Date Coaching for Eros, the Greek-American Way

So what is the dating coach’s advice for love and marriage? First, Maria cites that the list of the top 10 things that women want in a marriage partner has not changed for 30 years or more. For women it is about changing what they are looking for not changing who they are. In other words it’s not about losing weight or getting a boob job, it’s about broadening your prospects. A 40 something groom might turn out to be a better partner than the one you insist on.
While many think love relies on chemistry, which it does, there is a science to predicting which couples stay together for the long haul. Algoridis explains, “Love does not prevail over all. Love prevails on a good foundation.” By foundation, Maria means, the fundamental points in common to cultivate a relationship successfully. She cites the book The Five Love Languages by Gary Chatman that outlines the five different communication styles that partners bring with them into a relationship. Styles that give weight to different values or “lifestyle” choices. Chances are the more similar these communication styles are, the more successful will be the relationship. For example, say one partner values an active lifestyle, someone who in Chatman’s breakdown would be labeled as “Physical.” The probability that this partner will find compatibility with a partner who is not physical, who thinks of quality time as sitting in front of the couch watching Netflix, is slim. “Basically, partners have to be able to speak each other’s language,” Maria says. ” If they do not, that is not a good foundation to start with.” This is why someone could have a very “bad” boyfriend for her but find out he is very “good” for friend. It’s about synching values and lifestyle choices.

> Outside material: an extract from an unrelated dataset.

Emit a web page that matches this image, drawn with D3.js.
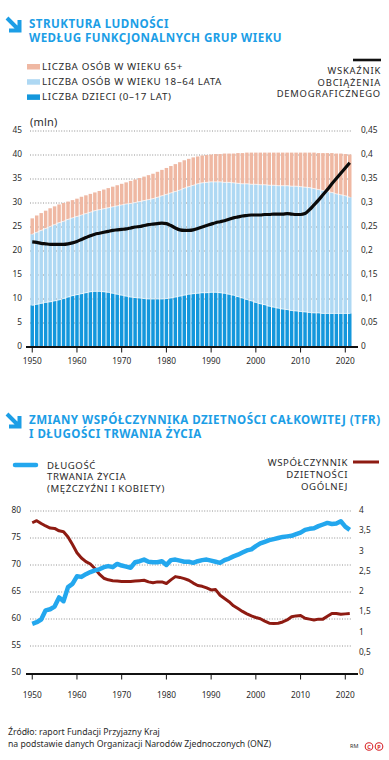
<!DOCTYPE html>
<html>
<head>
<meta charset="utf-8">
<script src="https://cdn.jsdelivr.net/npm/d3@7"></script>
<style>
body{margin:0;background:#fff}
svg{display:block;font-family:"Noto Sans",sans-serif}
</style>
</head>
<body>
<svg></svg>
<script>
var firstYear = 1950
// populacja w mln
var children = [8.7,8.9,9.1,9.3,9.4,9.6,9.8,10.1,10.4,10.7,10.9,11.1,11.3,11.5,11.6,11.6,11.5,11.4,11.2,11.0,
  10.8,10.6,10.4,10.3,10.2,10.1,10.0,10.0,10.0,10.0,10.1,10.2,10.4,10.6,10.8,11.0,11.1,11.2,11.3,11.3,
  11.4,11.4,11.3,11.2,11.0,10.8,10.5,10.2,9.9,9.6,9.3,9.0,8.8,8.5,8.3,8.1,7.9,7.8,7.6,7.5,
  7.4,7.3,7.2,7.1,7.1,7.0,7.0,7.0,7.0,7.0,7.0,7.0]
var workTop = [23.5,23.9,24.3,24.7,25.1,25.5,25.9,26.2,26.6,26.9,27.2,27.5,27.8,28.1,28.4,28.6,28.8,29.0,29.2,29.4,
  29.6,29.8,29.9,30.1,30.3,30.5,30.7,30.9,31.2,31.5,31.8,32.1,32.4,32.7,33.1,33.4,33.7,34.0,34.2,34.3,
  34.4,34.4,34.4,34.3,34.3,34.2,34.1,34.0,34.0,33.9,33.9,33.8,33.8,33.7,33.7,33.6,33.6,33.6,33.5,33.5,
  33.4,33.3,33.2,33.0,32.8,32.6,32.4,32.2,31.9,31.7,31.5,31.2]
var total = [26.8,27.4,27.9,28.4,28.9,29.3,29.7,30.0,30.3,30.6,30.9,31.3,31.6,31.9,32.2,32.5,32.8,33.1,33.4,33.7,
  34.0,34.3,34.6,34.9,35.2,35.5,35.8,36.1,36.5,36.9,37.3,37.7,38.1,38.5,38.9,39.2,39.5,39.7,39.9,40.0,
  40.1,40.2,40.2,40.3,40.3,40.3,40.4,40.4,40.5,40.5,40.5,40.5,40.5,40.5,40.5,40.5,40.5,40.5,40.5,40.5,
  40.5,40.5,40.5,40.5,40.4,40.4,40.4,40.4,40.3,40.3,40.2,40.1]
var ratio = [.219,.218,.216,.215,.214,.214,.214,.214,.215,.217,.220,.224,.228,.232,.235,.237,.239,.241,.243,.244,
  .245,.246,.248,.250,.251,.253,.255,.256,.257,.258,.257,.253,.248,.244,.243,.243,.244,.247,.250,.253,
  .256,.259,.261,.263,.266,.269,.271,.273,.274,.275,.275,.275,.276,.276,.277,.277,.277,.278,.277,.276,
  .276,.278,.286,.296,.306,.317,.328,.340,.351,.362,.373,.384]
var lifeExp = [59.1,59.4,59.9,61.6,61.8,62.3,64.0,63.3,65.9,66.5,67.9,67.8,68.3,68.7,69.0,69.2,69.6,69.8,69.6,70.2,
  69.9,69.7,69.5,70.5,70.7,71.0,70.6,70.5,70.5,70.7,70.0,70.9,71.0,70.8,70.6,70.6,70.4,70.7,70.9,71.0,
  70.8,70.6,70.4,70.9,71.2,71.6,71.9,72.3,72.7,72.9,73.5,74.0,74.3,74.6,74.8,75.0,75.2,75.3,75.4,75.7,
  76.0,76.5,76.7,76.8,77.2,77.5,77.8,77.6,77.7,78.1,77.1,76.5]
var tfr = [3.71,3.76,3.69,3.63,3.58,3.57,3.51,3.49,3.36,3.17,2.97,2.84,2.75,2.69,2.58,2.44,2.34,2.30,2.28,2.27,
  2.26,2.26,2.26,2.27,2.28,2.29,2.25,2.23,2.25,2.25,2.21,2.30,2.38,2.36,2.33,2.29,2.22,2.16,2.14,2.10,
  2.05,2.06,1.92,1.84,1.76,1.66,1.59,1.52,1.46,1.41,1.37,1.34,1.28,1.23,1.22,1.23,1.26,1.31,1.39,1.41,
  1.42,1.35,1.33,1.31,1.33,1.33,1.40,1.47,1.47,1.45,1.46,1.47]
var decadeTicks = [1950,1960,1970,1980,1990,2000,2010,2020]
var popTicks = [0,5,10,15,20,25,30,35,40,45]
var ratioTicks = [0,0.05,0.1,0.15,0.2,0.25,0.3,0.35,0.4,0.45]
var lifeTicks = [50,55,60,65,70,75,80]
var tfrTicks = [0,0.5,1,1.5,2,2.5,3,3.5,4]
var legend1 = ["LICZBA OSÓB W WIEKU 65+","LICZBA OSÓB W WIEKU 18–64 LATA","LICZBA DZIECI (0–17 LAT)"]

var colors = {kids:"#1497dc", work:"#aed8f3", old:"#efb8a3", title:"#1c9ee6", life:"#23a7ee", tfr:"#8e1b12"}
var years = children.map((d,i) => firstYear + i)
var table = years.map((y,i) => ({year:y, kids:children[i], work:workTop[i]-children[i], old:total[i]-workTop[i]}))
var comma = v => d3.format("~g")(v).replace(".", ",")

const svg = d3.select("svg").attr("width",389).attr("height",760)

function arrowIcon(x, y){
	svg.append("path")
		.attr("d", `M${x},${y} L${x+11},${y+11} M${x+12.5},${y+2} L${x+12.5},${y+12.5} L${x+2},${y+12.5}`)
		.attr("fill","none").attr("stroke",colors.title).attr("stroke-width",4)
}
function title(lines, y){
	svg.append("g").selectAll("text").data(lines).join("text")
		.attr("x",29).attr("y",(d,i) => y + i*13.5)
		.attr("fill",colors.title).attr("font-weight",700).attr("font-size",11.6)
		.attr("letter-spacing",0.45)
		.text(d => d)
}
function label(x, y, txt, anchor, size, spacing){
	return svg.append("text").attr("x",x).attr("y",y).attr("text-anchor",anchor||"start")
		.attr("dominant-baseline","middle").attr("font-size",size||9.8).attr("fill","#2b2b2b")
		.attr("letter-spacing",spacing==null ? 0.6 : spacing).text(txt)
}

// ---------- wykres 1 ----------
arrowIcon(7,18)
title(["STRUKTURA LUDNOŚCI","WEDŁUG FUNKCJONALNYCH GRUP WIEKU"], 28)

var swatch = [colors.old, colors.work, colors.kids]
legend1.forEach((t,i) => {
	svg.append("rect").attr("x",27).attr("y",64 + i*15.2).attr("width",13).attr("height",5.5).attr("fill",swatch[i])
	label(42, 67 + i*15.2, t)
})
svg.append("line").attr("x1",353).attr("x2",381).attr("y1",60).attr("y2",60).attr("stroke","#111").attr("stroke-width",2.6)
;["WSKAŹNIK","OBCIĄŻENIA","DEMOGRAFICZNEGO"].forEach((t,i) => label(381, 71.5 + i*11.6, t, "end", 9.4, 0.8))

var x = d3.scaleBand().domain(years).range([30,352]).paddingInner(0.22).paddingOuter(0.11)
var y1 = d3.scaleLinear().domain([0,45]).range([347,131])
var yr = d3.scaleLinear().domain([0,0.45]).range([347,131])
var xc = d => x(d) + x.bandwidth()/2

label(30, 123, "(mln)", "start", 11, 0.2)

svg.append("g").selectAll("line").data(popTicks.slice(1)).join("line")
	.attr("x1",30).attr("x2",352).attr("y1",d => y1(d)).attr("y2",d => y1(d))
	.attr("stroke","#777").attr("stroke-width",0.8).attr("stroke-dasharray","1,1.6")

var stack = d3.stack().keys(["kids","work","old"])(table)
var fills = [colors.kids, colors.work, colors.old]
svg.append("g").selectAll("g").data(stack).join("g")
	.attr("fill",(d,i) => fills[i])
	.selectAll("rect").data(d => d).join("rect")
	.attr("x",d => x(d.data.year)).attr("width",x.bandwidth())
	.attr("y",d => y1(d[1])).attr("height",d => y1(d[0]) - y1(d[1]))

// cienka jasna linia na granicy warstw
svg.append("g").selectAll("path").data(stack.slice(0,2)).join("path")
	.attr("d", d3.line().x(d => xc(d.data.year)).y(d => y1(d[1])).curve(d3.curveMonotoneX))
	.attr("fill","none").attr("stroke","#fff").attr("stroke-opacity",0.75).attr("stroke-width",0.9)

svg.append("path").datum(ratio)
	.attr("d", d3.line().x((d,i) => xc(years[i])).y(d => yr(d)).curve(d3.curveMonotoneX))
	.attr("fill","none").attr("stroke","#0a0a0a").attr("stroke-width",3.2).attr("stroke-linejoin","round")

svg.append("g").selectAll("text").data(popTicks).join("text")
	.attr("x",22).attr("y",d => y1(d)).attr("text-anchor","end").attr("dominant-baseline","middle")
	.attr("font-size",8.3).attr("fill","#2b2b2b").text(d => d)
svg.append("g").selectAll("text").data(ratioTicks).join("text")
	.attr("x",361).attr("y",d => yr(d)).attr("dominant-baseline","middle")
	.attr("font-size",8.3).attr("fill","#2b2b2b").text(d => comma(d))

function xAxis(yPos, labelY){
	svg.append("line").attr("x1",26).attr("x2",358).attr("y1",yPos).attr("y2",yPos).attr("stroke","#111").attr("stroke-width",2)
	svg.append("g").selectAll("line").data(decadeTicks).join("line")
		.attr("x1",d => xc(d)).attr("x2",d => xc(d)).attr("y1",yPos).attr("y2",yPos+5.5)
		.attr("stroke","#111").attr("stroke-width",1)
	svg.append("g").selectAll("text").data(decadeTicks).join("text")
		.attr("x",d => xc(d)).attr("y",labelY).attr("text-anchor","middle").attr("dominant-baseline","middle")
		.attr("font-size",8.3).attr("fill","#2b2b2b").text(d => d)
}
xAxis(347, 362)

// ---------- wykres 2 ----------
arrowIcon(7,414)
title(["ZMIANY WSPÓŁCZYNNIKA DZIETNOŚCI CAŁKOWITEJ (TFR)","I DŁUGOŚCI TRWANIA ŻYCIA"], 424)

svg.append("line").attr("x1",15).attr("x2",36).attr("y1",465).attr("y2",465)
	.attr("stroke",colors.life).attr("stroke-width",4.5).attr("stroke-linecap","round")
;["DŁUGOŚĆ","TRWANIA ŻYCIA","(MĘŻCZYŹNI I KOBIETY)"].forEach((t,i) => label(47, 466 + i*11.6, t, "start", 9.6))
svg.append("line").attr("x1",353).attr("x2",379).attr("y1",462).attr("y2",462)
	.attr("stroke",colors.tfr).attr("stroke-width",3)
;["WSPÓŁCZYNNIK","DZIETNOŚCI","OGÓLNEJ"].forEach((t,i) => label(348, 463.5 + i*12, t, "end", 9.6))

var yl = d3.scaleLinear().domain([50,80]).range([673,511])
var yt = d3.scaleLinear().domain([0,4]).range([673,511])

svg.append("g").selectAll("line").data(lifeTicks.slice(1)).join("line")
	.attr("x1",30).attr("x2",352).attr("y1",d => yl(d)).attr("y2",d => yl(d))
	.attr("stroke","#777").attr("stroke-width",0.8).attr("stroke-dasharray","1,1.6")

svg.append("path").datum(tfr)
	.attr("d", d3.line().x((d,i) => xc(years[i])).y(d => yt(d)))
	.attr("fill","none").attr("stroke",colors.tfr).attr("stroke-width",3).attr("stroke-linejoin","round")
svg.append("path").datum(lifeExp)
	.attr("d", d3.line().x((d,i) => xc(years[i])).y(d => yl(d)))
	.attr("fill","none").attr("stroke",colors.life).attr("stroke-width",4.5).attr("stroke-linejoin","round")

svg.append("g").selectAll("text").data(lifeTicks).join("text")
	.attr("x",21).attr("y",d => yl(d)).attr("text-anchor","end").attr("dominant-baseline","middle")
	.attr("font-size",8.3).attr("fill","#2b2b2b").text(d => d)
svg.append("g").selectAll("text").data(tfrTicks).join("text")
	.attr("x",359).attr("y",d => yt(d)).attr("dominant-baseline","middle")
	.attr("font-size",8.3).attr("fill","#2b2b2b").text(d => comma(d))

xAxis(674, 696)

// ---------- stopka ----------
label(8, 733, "Źródło: raport Fundacji Przyjazny Kraj", "start", 8.7, 0)
label(8, 744.5, "na podstawie danych Organizacji Narodów Zjednoczonych (ONZ)", "start", 8.7, 0)
label(350, 747, "RM", "start", 5.5, 0)
;[["C",369],["P",379]].forEach(p => {
	svg.append("circle").attr("cx",p[1]).attr("cy",746.5).attr("r",3.8).attr("fill","none").attr("stroke","#d7262b").attr("stroke-width",1.1)
	svg.append("text").attr("x",p[1]).attr("y",747).attr("text-anchor","middle").attr("dominant-baseline","middle")
		.attr("font-size",5.5).attr("font-weight",700).attr("fill","#d7262b").text(p[0])
})
</script>
</body>
</html>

As for the Greek-American community, which Maria cites is totally a different breed from other Greek communities around the world, including in Greece, the number one prerequisite for love is “Help me find someone Greek.” The Greek-American insistence on marrying someone of the same culture has become a phenomenon, to the extent that Avgitidis confesses, “We are brainwashed in our culture to marry Greek.” But there’s a reason for that. Maria attributes this imperative for cultural endogamy on the historical development of the Greek community in the US, especially as it revolved around the Greek Orthodox church. When immigrants came over from Europe, due to their common Catholicism and their settling in many of the same neighborhoods, they met and married more frequently outside their ethnic group. It was not a big deal for an Irish man to marry an Italian woman or a Polish girl. But because the Greek culture has insisted on keeping its traditions intact, Greeks have been less flexible in their choice of mates. This has perpetuated the idea that you should marry Greek at any cost. Maria also blames the Greek ego for claiming exclusive ownership to such values as family, hard work, and success. “Being family-oriented, hard-working, and successful are not exclusive to the Greek-American community,” Maria has tried to reason with some of her clients. “You can step outside of your cultural group to find the same qualities.” Additionally, there are the constant questions of how the non-Greek partner will become integrated into the community, will the children grow up to speak Greek, will they be baptized as Greek Orthodox?
However the landscape of love evolves in this coming century, Maria Avgitidis has one principle that keeps her business going, “Sex makes the world go round and dating is a huge mechanism for its turning.”